> Stated task
Quote the listing in full, exactly as given, minus any pictures.

> Recorded information
-- Start --

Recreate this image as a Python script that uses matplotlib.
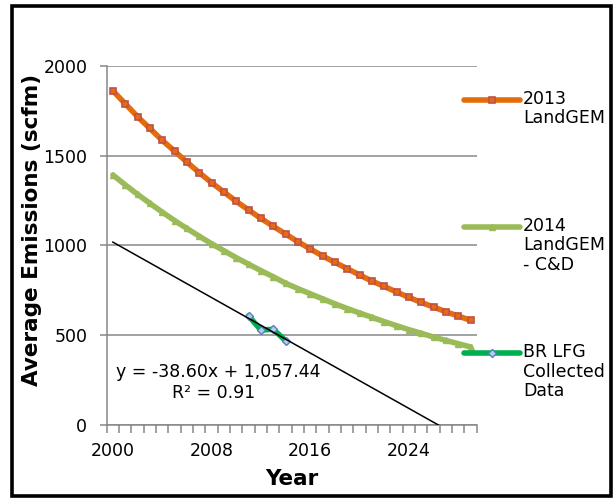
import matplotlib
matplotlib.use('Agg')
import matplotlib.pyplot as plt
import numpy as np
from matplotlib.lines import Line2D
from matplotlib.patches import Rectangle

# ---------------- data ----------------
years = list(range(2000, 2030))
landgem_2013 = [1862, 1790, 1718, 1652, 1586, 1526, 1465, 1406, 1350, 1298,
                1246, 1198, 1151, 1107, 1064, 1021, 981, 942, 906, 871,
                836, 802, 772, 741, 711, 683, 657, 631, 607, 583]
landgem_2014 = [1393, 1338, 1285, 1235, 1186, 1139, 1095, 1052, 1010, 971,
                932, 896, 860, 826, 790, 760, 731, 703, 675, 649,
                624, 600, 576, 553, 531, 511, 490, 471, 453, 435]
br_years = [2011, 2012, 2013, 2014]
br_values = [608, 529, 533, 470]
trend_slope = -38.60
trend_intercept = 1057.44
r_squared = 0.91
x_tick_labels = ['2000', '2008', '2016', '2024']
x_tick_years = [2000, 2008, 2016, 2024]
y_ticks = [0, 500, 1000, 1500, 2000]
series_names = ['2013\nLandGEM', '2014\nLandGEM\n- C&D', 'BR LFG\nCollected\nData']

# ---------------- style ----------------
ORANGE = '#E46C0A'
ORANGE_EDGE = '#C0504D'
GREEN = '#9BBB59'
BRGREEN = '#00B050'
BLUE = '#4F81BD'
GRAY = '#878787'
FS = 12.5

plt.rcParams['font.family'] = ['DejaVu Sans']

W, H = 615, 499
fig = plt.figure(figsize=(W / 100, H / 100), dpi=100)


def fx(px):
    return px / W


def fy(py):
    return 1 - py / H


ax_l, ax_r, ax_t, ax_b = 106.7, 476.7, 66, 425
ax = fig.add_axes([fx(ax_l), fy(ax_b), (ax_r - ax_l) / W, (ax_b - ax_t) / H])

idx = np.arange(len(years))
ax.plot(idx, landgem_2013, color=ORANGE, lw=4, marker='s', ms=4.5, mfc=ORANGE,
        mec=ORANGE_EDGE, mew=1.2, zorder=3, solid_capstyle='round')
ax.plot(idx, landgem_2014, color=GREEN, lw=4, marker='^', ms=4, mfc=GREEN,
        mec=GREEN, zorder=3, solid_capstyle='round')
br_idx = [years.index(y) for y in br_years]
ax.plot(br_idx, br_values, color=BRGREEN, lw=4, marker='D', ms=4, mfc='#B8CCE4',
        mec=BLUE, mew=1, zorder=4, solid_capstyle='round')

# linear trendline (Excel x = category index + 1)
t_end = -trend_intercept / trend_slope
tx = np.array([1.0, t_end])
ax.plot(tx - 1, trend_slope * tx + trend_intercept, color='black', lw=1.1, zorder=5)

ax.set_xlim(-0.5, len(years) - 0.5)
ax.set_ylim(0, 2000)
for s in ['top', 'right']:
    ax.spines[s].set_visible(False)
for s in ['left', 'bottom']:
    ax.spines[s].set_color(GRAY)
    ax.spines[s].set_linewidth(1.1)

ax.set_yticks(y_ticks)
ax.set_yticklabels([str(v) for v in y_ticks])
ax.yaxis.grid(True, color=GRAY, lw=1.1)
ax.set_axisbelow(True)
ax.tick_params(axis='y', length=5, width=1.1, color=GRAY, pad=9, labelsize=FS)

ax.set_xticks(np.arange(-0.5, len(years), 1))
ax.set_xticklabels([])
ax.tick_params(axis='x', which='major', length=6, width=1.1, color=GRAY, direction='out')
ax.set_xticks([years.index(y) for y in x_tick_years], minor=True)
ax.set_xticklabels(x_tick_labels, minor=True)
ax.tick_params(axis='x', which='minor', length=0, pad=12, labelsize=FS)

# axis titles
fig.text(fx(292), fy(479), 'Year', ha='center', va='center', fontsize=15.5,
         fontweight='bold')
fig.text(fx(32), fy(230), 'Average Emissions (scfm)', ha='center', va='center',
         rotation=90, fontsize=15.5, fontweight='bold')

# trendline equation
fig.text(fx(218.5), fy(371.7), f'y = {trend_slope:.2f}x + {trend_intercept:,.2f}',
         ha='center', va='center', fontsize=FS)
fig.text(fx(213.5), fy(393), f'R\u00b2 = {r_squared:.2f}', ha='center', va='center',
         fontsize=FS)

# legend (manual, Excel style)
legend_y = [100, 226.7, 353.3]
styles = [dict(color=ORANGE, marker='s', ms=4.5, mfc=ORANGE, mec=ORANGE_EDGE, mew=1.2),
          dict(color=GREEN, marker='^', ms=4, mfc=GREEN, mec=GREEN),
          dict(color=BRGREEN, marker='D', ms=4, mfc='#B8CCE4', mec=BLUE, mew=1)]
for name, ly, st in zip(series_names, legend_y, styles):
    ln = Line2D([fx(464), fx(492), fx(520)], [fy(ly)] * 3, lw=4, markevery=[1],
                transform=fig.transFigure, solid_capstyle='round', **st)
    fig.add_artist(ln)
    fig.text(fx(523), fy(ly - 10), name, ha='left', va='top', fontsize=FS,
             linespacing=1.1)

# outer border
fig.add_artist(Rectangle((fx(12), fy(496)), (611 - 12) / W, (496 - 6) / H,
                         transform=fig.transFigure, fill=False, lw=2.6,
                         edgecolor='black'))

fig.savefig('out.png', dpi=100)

-- End --

> Completed exercise
Recreate this image as a Python script that uses matplotlib.
import matplotlib
matplotlib.use('Agg')
import matplotlib.pyplot as plt
import numpy as np
from matplotlib.lines import Line2D
from matplotlib.patches import Rectangle

# ---------------- data ----------------
years = list(range(2000, 2030))
landgem_2013 = [1862, 1790, 1718, 1652, 1586, 1526, 1465, 1406, 1350, 1298,
                1246, 1198, 1151, 1107, 1064, 1021, 981, 942, 906, 871,
                836, 802, 772, 741, 711, 683, 657, 631, 607, 583]
landgem_2014 = [1393, 1338, 1285, 1235, 1186, 1139, 1095, 1052, 1010, 971,
                932, 896, 860, 826, 790, 760, 731, 703, 675, 649,
                624, 600, 576, 553, 531, 511, 490, 471, 453, 435]
br_years = [2011, 2012, 2013, 2014]
br_values = [608, 529, 533, 470]
trend_slope = -38.60
trend_intercept = 1057.44
r_squared = 0.91
x_tick_labels = ['2000', '2008', '2016', '2024']
x_tick_years = [2000, 2008, 2016, 2024]
y_ticks = [0, 500, 1000, 1500, 2000]
series_names = ['2013\nLandGEM', '2014\nLandGEM\n- C&D', 'BR LFG\nCollected\nData']

# ---------------- style ----------------
ORANGE = '#E46C0A'
ORANGE_EDGE = '#C0504D'
GREEN = '#9BBB59'
BRGREEN = '#00B050'
BLUE = '#4F81BD'
GRAY = '#878787'
FS = 12.5

plt.rcParams['font.family'] = ['DejaVu Sans']

W, H = 615, 499
fig = plt.figure(figsize=(W / 100, H / 100), dpi=100)


def fx(px):
    return px / W


def fy(py):
    return 1 - py / H


ax_l, ax_r, ax_t, ax_b = 106.7, 476.7, 66, 425
ax = fig.add_axes([fx(ax_l), fy(ax_b), (ax_r - ax_l) / W, (ax_b - ax_t) / H])

idx = np.arange(len(years))
ax.plot(idx, landgem_2013, color=ORANGE, lw=4, marker='s', ms=4.5, mfc=ORANGE,
        mec=ORANGE_EDGE, mew=1.2, zorder=3, solid_capstyle='round')
ax.plot(idx, landgem_2014, color=GREEN, lw=4, marker='^', ms=4, mfc=GREEN,
        mec=GREEN, zorder=3, solid_capstyle='round')
br_idx = [years.index(y) for y in br_years]
ax.plot(br_idx, br_values, color=BRGREEN, lw=4, marker='D', ms=4, mfc='#B8CCE4',
        mec=BLUE, mew=1, zorder=4, solid_capstyle='round')

# linear trendline (Excel x = category index + 1)
t_end = -trend_intercept / trend_slope
tx = np.array([1.0, t_end])
ax.plot(tx - 1, trend_slope * tx + trend_intercept, color='black', lw=1.1, zorder=5)

ax.set_xlim(-0.5, len(years) - 0.5)
ax.set_ylim(0, 2000)
for s in ['top', 'right']:
    ax.spines[s].set_visible(False)
for s in ['left', 'bottom']:
    ax.spines[s].set_color(GRAY)
    ax.spines[s].set_linewidth(1.1)

ax.set_yticks(y_ticks)
ax.set_yticklabels([str(v) for v in y_ticks])
ax.yaxis.grid(True, color=GRAY, lw=1.1)
ax.set_axisbelow(True)
ax.tick_params(axis='y', length=5, width=1.1, color=GRAY, pad=9, labelsize=FS)

ax.set_xticks(np.arange(-0.5, len(years), 1))
ax.set_xticklabels([])
ax.tick_params(axis='x', which='major', length=6, width=1.1, color=GRAY, direction='out')
ax.set_xticks([years.index(y) for y in x_tick_years], minor=True)
ax.set_xticklabels(x_tick_labels, minor=True)
ax.tick_params(axis='x', which='minor', length=0, pad=12, labelsize=FS)

# axis titles
fig.text(fx(292), fy(479), 'Year', ha='center', va='center', fontsize=15.5,
         fontweight='bold')
fig.text(fx(32), fy(230), 'Average Emissions (scfm)', ha='center', va='center',
         rotation=90, fontsize=15.5, fontweight='bold')

# trendline equation
fig.text(fx(218.5), fy(371.7), f'y = {trend_slope:.2f}x + {trend_intercept:,.2f}',
         ha='center', va='center', fontsize=FS)
fig.text(fx(213.5), fy(393), f'R\u00b2 = {r_squared:.2f}', ha='center', va='center',
         fontsize=FS)

# legend (manual, Excel style)
legend_y = [100, 226.7, 353.3]
styles = [dict(color=ORANGE, marker='s', ms=4.5, mfc=ORANGE, mec=ORANGE_EDGE, mew=1.2),
          dict(color=GREEN, marker='^', ms=4, mfc=GREEN, mec=GREEN),
          dict(color=BRGREEN, marker='D', ms=4, mfc='#B8CCE4', mec=BLUE, mew=1)]
for name, ly, st in zip(series_names, legend_y, styles):
    ln = Line2D([fx(464), fx(492), fx(520)], [fy(ly)] * 3, lw=4, markevery=[1],
                transform=fig.transFigure, solid_capstyle='round', **st)
    fig.add_artist(ln)
    fig.text(fx(523), fy(ly - 10), name, ha='left', va='top', fontsize=FS,
             linespacing=1.1)

# outer border
fig.add_artist(Rectangle((fx(12), fy(496)), (611 - 12) / W, (496 - 6) / H,
                         transform=fig.transFigure, fill=False, lw=2.6,
                         edgecolor='black'))

fig.savefig('out.png', dpi=100)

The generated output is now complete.